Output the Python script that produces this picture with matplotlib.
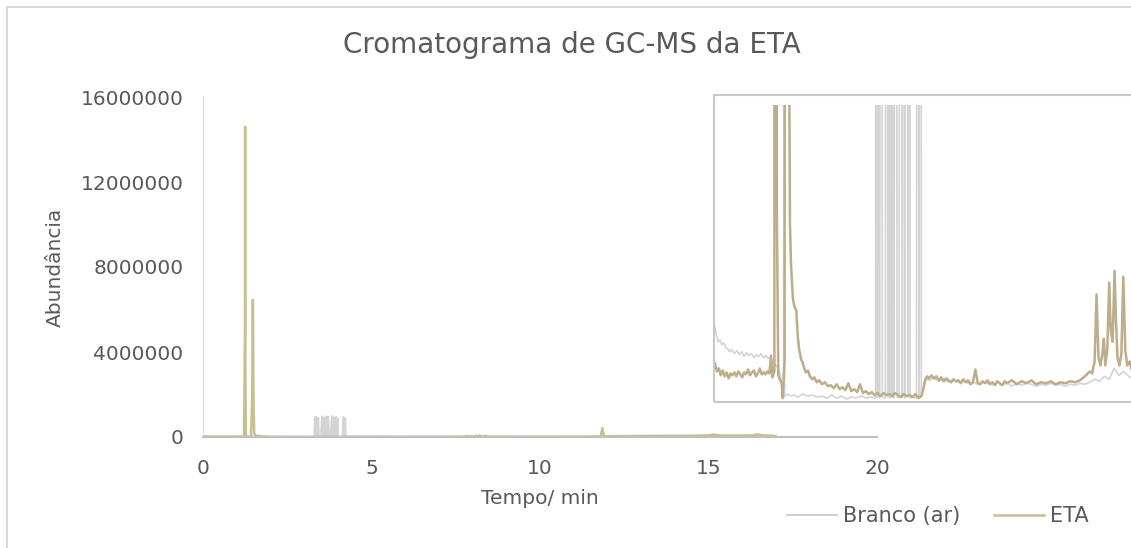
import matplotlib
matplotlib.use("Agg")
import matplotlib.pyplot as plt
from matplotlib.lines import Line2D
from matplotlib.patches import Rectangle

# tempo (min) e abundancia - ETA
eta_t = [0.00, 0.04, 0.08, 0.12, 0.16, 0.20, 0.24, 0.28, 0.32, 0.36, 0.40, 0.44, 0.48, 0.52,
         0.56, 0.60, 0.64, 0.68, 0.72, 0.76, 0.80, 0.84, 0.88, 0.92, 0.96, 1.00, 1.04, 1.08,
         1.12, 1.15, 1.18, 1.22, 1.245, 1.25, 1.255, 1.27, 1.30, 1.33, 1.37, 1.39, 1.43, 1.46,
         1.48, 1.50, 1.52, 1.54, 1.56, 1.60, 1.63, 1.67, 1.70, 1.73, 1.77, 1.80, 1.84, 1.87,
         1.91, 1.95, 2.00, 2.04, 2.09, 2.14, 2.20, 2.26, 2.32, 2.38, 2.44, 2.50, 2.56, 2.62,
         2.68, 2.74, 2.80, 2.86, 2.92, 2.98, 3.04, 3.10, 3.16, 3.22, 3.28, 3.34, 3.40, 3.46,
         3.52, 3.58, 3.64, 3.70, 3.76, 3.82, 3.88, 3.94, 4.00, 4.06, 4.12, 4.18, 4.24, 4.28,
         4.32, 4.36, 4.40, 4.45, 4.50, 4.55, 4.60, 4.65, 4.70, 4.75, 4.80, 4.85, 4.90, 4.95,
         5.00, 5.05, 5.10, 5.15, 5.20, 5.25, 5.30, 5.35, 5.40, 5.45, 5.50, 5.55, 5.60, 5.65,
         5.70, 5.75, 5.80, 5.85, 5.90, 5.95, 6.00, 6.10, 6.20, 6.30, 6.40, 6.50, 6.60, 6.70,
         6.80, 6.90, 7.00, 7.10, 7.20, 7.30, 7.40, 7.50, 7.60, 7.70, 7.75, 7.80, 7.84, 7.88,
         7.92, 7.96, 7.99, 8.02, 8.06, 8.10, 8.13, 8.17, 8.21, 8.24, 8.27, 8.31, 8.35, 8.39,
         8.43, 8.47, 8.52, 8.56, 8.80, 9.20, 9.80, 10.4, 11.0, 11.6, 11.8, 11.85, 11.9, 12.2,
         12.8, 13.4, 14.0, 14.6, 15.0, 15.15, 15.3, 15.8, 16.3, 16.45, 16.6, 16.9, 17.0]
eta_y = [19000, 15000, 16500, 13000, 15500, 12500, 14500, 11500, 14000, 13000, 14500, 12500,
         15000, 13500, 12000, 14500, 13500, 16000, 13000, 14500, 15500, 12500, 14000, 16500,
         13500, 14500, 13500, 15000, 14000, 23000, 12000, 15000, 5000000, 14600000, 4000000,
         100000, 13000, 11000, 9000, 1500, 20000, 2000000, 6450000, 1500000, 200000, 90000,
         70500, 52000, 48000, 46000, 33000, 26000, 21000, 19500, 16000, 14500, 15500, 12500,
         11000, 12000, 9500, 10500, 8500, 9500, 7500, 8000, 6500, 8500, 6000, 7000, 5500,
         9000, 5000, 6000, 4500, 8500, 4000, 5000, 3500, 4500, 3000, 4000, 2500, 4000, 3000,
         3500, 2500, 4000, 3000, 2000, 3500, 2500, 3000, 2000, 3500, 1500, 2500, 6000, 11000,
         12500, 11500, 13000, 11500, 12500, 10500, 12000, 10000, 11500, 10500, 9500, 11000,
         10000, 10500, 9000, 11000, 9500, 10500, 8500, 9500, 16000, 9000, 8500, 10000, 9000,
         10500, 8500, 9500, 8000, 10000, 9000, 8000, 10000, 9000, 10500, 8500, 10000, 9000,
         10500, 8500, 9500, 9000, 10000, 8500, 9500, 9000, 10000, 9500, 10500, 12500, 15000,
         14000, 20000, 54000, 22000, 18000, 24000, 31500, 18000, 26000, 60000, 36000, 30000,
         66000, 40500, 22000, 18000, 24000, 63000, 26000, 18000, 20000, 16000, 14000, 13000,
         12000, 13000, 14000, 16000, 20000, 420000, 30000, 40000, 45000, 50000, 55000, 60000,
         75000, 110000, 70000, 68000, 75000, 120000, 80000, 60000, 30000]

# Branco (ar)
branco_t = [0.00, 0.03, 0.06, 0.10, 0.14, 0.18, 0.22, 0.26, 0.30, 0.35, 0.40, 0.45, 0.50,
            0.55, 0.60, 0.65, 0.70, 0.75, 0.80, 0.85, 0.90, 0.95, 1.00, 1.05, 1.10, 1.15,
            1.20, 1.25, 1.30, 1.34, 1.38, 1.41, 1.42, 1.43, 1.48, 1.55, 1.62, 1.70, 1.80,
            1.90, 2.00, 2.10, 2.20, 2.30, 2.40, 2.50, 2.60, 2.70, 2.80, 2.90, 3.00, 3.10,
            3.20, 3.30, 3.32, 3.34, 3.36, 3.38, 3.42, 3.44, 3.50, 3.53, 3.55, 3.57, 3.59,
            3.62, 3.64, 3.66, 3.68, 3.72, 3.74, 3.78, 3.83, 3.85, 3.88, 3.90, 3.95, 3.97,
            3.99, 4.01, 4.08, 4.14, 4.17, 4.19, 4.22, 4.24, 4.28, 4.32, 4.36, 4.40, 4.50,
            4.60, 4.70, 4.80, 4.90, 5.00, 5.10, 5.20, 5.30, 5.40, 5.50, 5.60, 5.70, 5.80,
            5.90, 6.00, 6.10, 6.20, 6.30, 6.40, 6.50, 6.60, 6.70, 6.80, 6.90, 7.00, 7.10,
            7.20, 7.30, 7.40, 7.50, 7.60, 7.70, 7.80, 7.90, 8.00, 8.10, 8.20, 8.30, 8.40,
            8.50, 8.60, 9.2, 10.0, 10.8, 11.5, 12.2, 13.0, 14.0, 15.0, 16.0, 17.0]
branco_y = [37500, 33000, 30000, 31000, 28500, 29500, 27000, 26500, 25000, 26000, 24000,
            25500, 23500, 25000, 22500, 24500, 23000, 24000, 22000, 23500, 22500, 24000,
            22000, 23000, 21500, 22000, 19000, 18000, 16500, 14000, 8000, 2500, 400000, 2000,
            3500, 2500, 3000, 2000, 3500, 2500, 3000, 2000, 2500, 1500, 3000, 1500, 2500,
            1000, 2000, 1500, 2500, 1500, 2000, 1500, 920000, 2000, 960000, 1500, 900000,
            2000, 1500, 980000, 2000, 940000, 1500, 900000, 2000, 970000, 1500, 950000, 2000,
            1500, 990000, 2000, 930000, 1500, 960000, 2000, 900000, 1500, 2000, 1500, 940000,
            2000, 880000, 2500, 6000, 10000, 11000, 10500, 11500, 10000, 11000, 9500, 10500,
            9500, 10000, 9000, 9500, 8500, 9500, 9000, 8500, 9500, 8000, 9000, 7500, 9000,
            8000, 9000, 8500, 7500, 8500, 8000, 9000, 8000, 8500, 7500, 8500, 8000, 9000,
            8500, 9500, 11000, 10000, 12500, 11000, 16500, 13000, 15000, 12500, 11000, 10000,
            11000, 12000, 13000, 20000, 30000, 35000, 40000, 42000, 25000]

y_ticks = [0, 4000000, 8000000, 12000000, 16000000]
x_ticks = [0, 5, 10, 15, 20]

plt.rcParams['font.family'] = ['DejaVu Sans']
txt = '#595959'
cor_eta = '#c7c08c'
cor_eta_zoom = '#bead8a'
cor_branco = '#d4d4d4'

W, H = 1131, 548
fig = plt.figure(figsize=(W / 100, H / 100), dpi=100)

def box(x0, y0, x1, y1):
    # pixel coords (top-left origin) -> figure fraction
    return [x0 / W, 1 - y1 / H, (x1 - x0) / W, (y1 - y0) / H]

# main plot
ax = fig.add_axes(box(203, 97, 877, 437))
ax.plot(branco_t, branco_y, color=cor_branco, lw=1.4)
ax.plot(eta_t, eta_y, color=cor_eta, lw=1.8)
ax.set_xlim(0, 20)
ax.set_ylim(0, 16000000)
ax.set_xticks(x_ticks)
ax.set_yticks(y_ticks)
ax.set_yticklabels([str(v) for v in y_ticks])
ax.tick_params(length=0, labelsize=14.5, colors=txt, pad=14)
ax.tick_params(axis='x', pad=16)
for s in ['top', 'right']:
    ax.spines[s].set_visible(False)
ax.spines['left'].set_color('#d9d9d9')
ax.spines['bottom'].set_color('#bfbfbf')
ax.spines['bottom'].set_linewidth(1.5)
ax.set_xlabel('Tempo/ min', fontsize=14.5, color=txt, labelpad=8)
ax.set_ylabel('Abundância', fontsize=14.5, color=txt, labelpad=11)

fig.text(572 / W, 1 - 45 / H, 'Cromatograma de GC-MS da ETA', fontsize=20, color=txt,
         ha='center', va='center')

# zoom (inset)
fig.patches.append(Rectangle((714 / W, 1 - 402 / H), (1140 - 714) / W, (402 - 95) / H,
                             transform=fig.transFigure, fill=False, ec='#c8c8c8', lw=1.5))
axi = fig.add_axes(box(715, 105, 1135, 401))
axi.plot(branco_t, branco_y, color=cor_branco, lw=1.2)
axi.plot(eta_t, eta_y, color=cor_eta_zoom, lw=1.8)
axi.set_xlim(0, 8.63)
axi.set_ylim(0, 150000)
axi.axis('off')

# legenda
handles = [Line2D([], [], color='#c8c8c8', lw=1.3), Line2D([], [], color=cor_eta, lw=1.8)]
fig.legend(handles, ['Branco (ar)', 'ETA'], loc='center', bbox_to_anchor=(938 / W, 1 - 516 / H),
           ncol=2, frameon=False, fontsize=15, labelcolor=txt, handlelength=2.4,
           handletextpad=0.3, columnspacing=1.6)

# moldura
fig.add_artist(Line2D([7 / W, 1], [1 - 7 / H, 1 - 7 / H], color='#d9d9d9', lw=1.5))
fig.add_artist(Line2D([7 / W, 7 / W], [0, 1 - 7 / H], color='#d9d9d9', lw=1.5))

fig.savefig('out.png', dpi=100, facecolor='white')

* Requirements
Copy nothing but the lines from the top of the data down to the line containing "from matplotlib.patches import Rectangle", and leave the pictures out.

* Complete response
Output the Python script that produces this picture with matplotlib.
import matplotlib
matplotlib.use("Agg")
import matplotlib.pyplot as plt
from matplotlib.lines import Line2D
from matplotlib.patches import Rectangle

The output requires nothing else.